Last week I was glad to hear some good news: two newly-commissioned hovercraft have just entered service. Yes, 50 years after I, an awestruck, penniless student without the price of a ticket, watched the inaugural passenger flight lift magically from the pebbles of Southsea beach and skim away over the sea to the Isle of Wight, hovercraft are (still) go! In a small way their enduring success serves to salve the injury caused to our British pride by the wince-inducing, post-referendum antics of the nation’s political establishment and, in the midst of the unseemly scramble for short-term political advantage masquerading as The National Interest, remind us that there is more to being British than the pain of embarrassment at the greed of our establishment, outrage over the inequalities of our society and guilt over our past colonial crimes: we can at least claim to have spawned the visionary Sir Christopher Cockerell, the man who, with a hair drier and a couple of empty tins, one placed inside the other, demonstrated the feasibility of hovering and went on, undaunted by sceptics (and unhindered by restrictive EU regulations) to invent a thrillingly new mode of transport.
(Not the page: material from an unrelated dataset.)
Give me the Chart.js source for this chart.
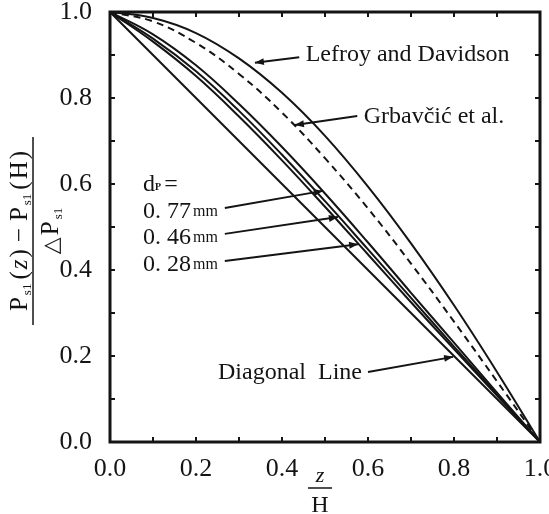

Unfortunately the swelling of pride was short-lived. I became overwhelmed with the events commemorating the start of the Battle of the Somme, firstly at a laying of wreaths on the classic, Lutyens-designed war memorial outside the Town Hall. The site is currently surrounded by extensive roadworks and overlooked by a huge building-under-construction but all work stopped for the ceremony and the men in hi-viz vests on the scaffolding enjoyed a better view than we on the ground, our necks craned for a glimpse of the proceedings. VIPs in civvies and top-brass in uniforms took turns to step up and lay wreaths; a clergyman spoke of God and heavenly rewards; a soldier extolled the virtues of duty and sacrifice; the buglers sounded the Last Post and it was impossible not to be moved. But when the band struck up and marched off to join a parade through the streets, I peeled away to find a quieter contemplation.
There is a small exhibition at the Whitworth Art Gallery, Visions of the Front: 1916-18, comprising paintings, drawings and lithographs by official War Artists of the time. Many of the images on display I had seen before but, viewed in the context of the commemorations, they evoked the time, the place and the horror with a poignancy I had not previously experienced. They also left me, incidentally, pondering how they compare in efficacy with photographic equivalents. Are photos, created in an instant, a more objective representation of events than hand-made images which are worked up after the event with the artist’s conscious and considered intervention?
I had earlier encountered a piece commissioned by a living artist: Jeremy Deller’s We Are Here comprised thousands of actors dressed in WW1 uniforms and presenting themselves, silently, among the crowds outside shops and railway stations around the country. The project had been deliberately unpublicised for maximum effect – a clever and effective ploy. Outside Aldi I approached a lost and lonely-looking soldier, expecting to become engaged in talk. But he silently handed me a card and looked resolutely into the distance. The card simply said

Corporal John Davidson
17th Battalion
Highland Light Infantry
Died at the Somme on 1st July 1916
Aged 38 years
  

It was as if Corporal Davidson and his comrades had emerged from their graves and memorials to take their places, temporarily, in the fabric of everyday life and, by doing so, had brought us face to face with the reality of their deaths. What could all those men have achieved if the war had not robbed them of their lives – and us of a generation of potential visionaries?